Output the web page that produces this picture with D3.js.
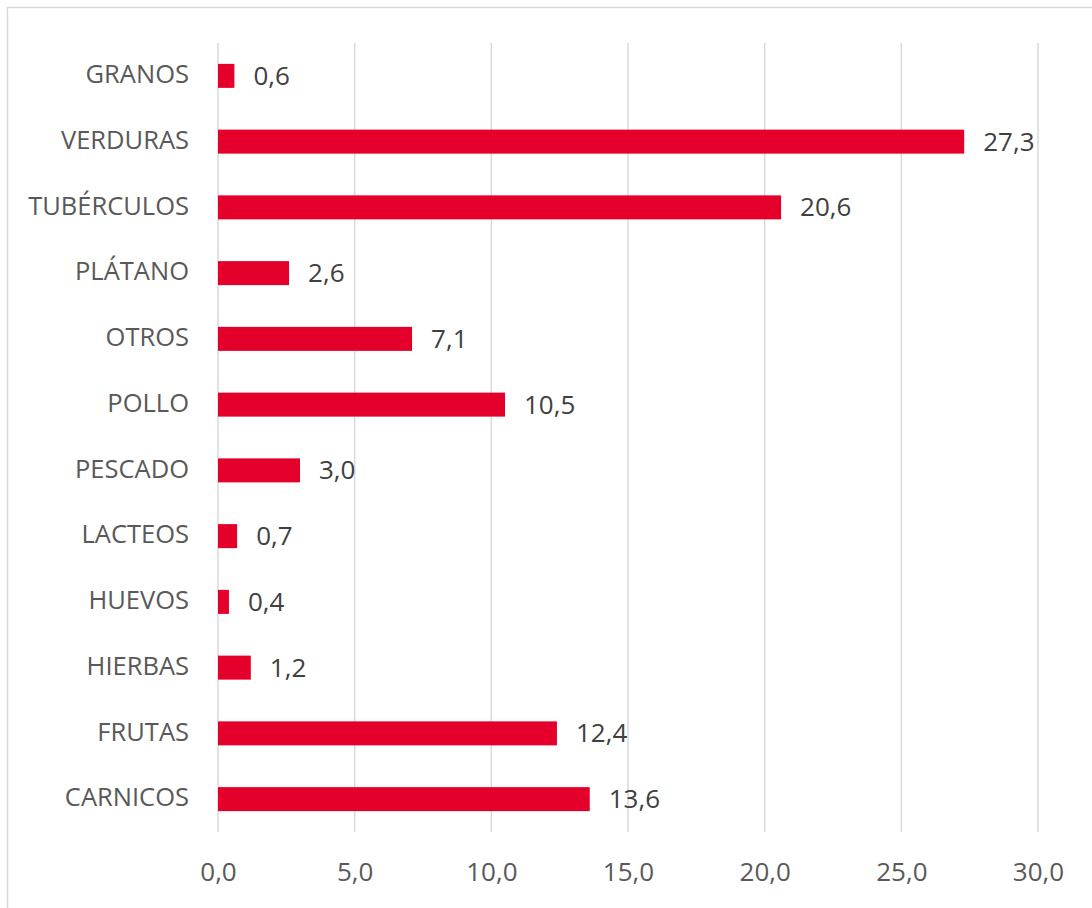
<!DOCTYPE html>
<html><head><meta charset="utf-8">
<script src="https://cdn.jsdelivr.net/npm/d3@7"></script>
<style>body{margin:0;background:#fff}svg{display:block}</style>
</head><body>
<svg id="c" width="1092" height="908"></svg>
<script>
const categories = ["GRANOS","VERDURAS","TUBÉRCULOS","PLÁTANO","OTROS","POLLO","PESCADO","LACTEOS","HUEVOS","HIERBAS","FRUTAS","CARNICOS"];
const values = [0.6,27.3,20.6,2.6,7.1,10.5,3.0,0.7,0.4,1.2,12.4,13.6];
const ticks = [0,5,10,15,20,25,30];

const svg = d3.select("#c");
const font = "'Open Sans', sans-serif";
const fmt = v => v.toFixed(1).replace(".", ",");
const textColor = "#595959";

svg.append("rect").attr("x",7.5).attr("y",7.5).attr("width",1090).attr("height",905)
  .attr("fill","#fff").attr("stroke","#d9d9d9").attr("stroke-width",1.5);

const x = d3.scaleLinear().domain([0,30]).range([218,1038]);
const y = d3.scaleBand().domain(categories).range([43,832]).paddingInner(0.635).paddingOuter(0.3175);

// gridlines
svg.append("g").selectAll("line").data(ticks).join("line")
  .attr("x1",d=>x(d)).attr("x2",d=>x(d)).attr("y1",43).attr("y2",832)
  .attr("stroke","#d9d9d9").attr("stroke-width",1.5);

// x axis labels
const xAxis = d3.axisBottom(x).tickValues(ticks).tickFormat(fmt).tickSize(0).tickPadding(0);
const gx = svg.append("g").attr("transform","translate(0,881)").call(xAxis);
gx.select(".domain").remove();
gx.selectAll("text").attr("font-family",font).attr("font-size",26).attr("fill",textColor).attr("dy",null).attr("y",0);

// y axis labels
const yAxis = d3.axisLeft(y).tickSize(0).tickPadding(0);
const gy = svg.append("g").attr("transform","translate(189,-1)").call(yAxis);
gy.select(".domain").remove();
gy.selectAll("text").attr("font-family",font).attr("font-size",25.5).attr("fill",textColor);

// bars
svg.append("g").selectAll("rect").data(categories).join("rect")
  .attr("x",x(0)).attr("y",d=>y(d)).attr("height",y.bandwidth())
  .attr("width",(d,i)=>x(values[i])-x(0)).attr("fill","#E4002B");

// value labels
svg.append("g").selectAll("text").data(categories).join("text")
  .attr("x",(d,i)=>x(values[i])+19).attr("y",d=>y(d)+y.bandwidth()/2)
  .attr("dy","0.35em").attr("font-family",font).attr("font-size",26).attr("fill","#404040")
  .text((d,i)=>fmt(values[i]));
</script>
</body></html>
========
§ Stated task:
Write out each line again precisely as it appears, skipping every picture.

§ Result below:
Output the web page that produces this picture with D3.js.
<!DOCTYPE html>
<html><head><meta charset="utf-8">
<script src="https://cdn.jsdelivr.net/npm/d3@7"></script>
<style>body{margin:0;background:#fff}svg{display:block}</style>
</head><body>
<svg id="c" width="1092" height="908"></svg>
<script>
const categories = ["GRANOS","VERDURAS","TUBÉRCULOS","PLÁTANO","OTROS","POLLO","PESCADO","LACTEOS","HUEVOS","HIERBAS","FRUTAS","CARNICOS"];
const values = [0.6,27.3,20.6,2.6,7.1,10.5,3.0,0.7,0.4,1.2,12.4,13.6];
const ticks = [0,5,10,15,20,25,30];

const svg = d3.select("#c");
const font = "'Open Sans', sans-serif";
const fmt = v => v.toFixed(1).replace(".", ",");
const textColor = "#595959";

svg.append("rect").attr("x",7.5).attr("y",7.5).attr("width",1090).attr("height",905)
  .attr("fill","#fff").attr("stroke","#d9d9d9").attr("stroke-width",1.5);

const x = d3.scaleLinear().domain([0,30]).range([218,1038]);
const y = d3.scaleBand().domain(categories).range([43,832]).paddingInner(0.635).paddingOuter(0.3175);

// gridlines
svg.append("g").selectAll("line").data(ticks).join("line")
  .attr("x1",d=>x(d)).attr("x2",d=>x(d)).attr("y1",43).attr("y2",832)
  .attr("stroke","#d9d9d9").attr("stroke-width",1.5);

// x axis labels
const xAxis = d3.axisBottom(x).tickValues(ticks).tickFormat(fmt).tickSize(0).tickPadding(0);
const gx = svg.append("g").attr("transform","translate(0,881)").call(xAxis);
gx.select(".domain").remove();
gx.selectAll("text").attr("font-family",font).attr("font-size",26).attr("fill",textColor).attr("dy",null).attr("y",0);

// y axis labels
const yAxis = d3.axisLeft(y).tickSize(0).tickPadding(0);
const gy = svg.append("g").attr("transform","translate(189,-1)").call(yAxis);
gy.select(".domain").remove();
gy.selectAll("text").attr("font-family",font).attr("font-size",25.5).attr("fill",textColor);

// bars
svg.append("g").selectAll("rect").data(categories).join("rect")
  .attr("x",x(0)).attr("y",d=>y(d)).attr("height",y.bandwidth())
  .attr("width",(d,i)=>x(values[i])-x(0)).attr("fill","#E4002B");

// value labels
svg.append("g").selectAll("text").data(categories).join("text")
  .attr("x",(d,i)=>x(values[i])+19).attr("y",d=>y(d)+y.bandwidth()/2)
  .attr("dy","0.35em").attr("font-family",font).attr("font-size",26).attr("fill","#404040")
  .text((d,i)=>fmt(values[i]));
</script>
</body></html>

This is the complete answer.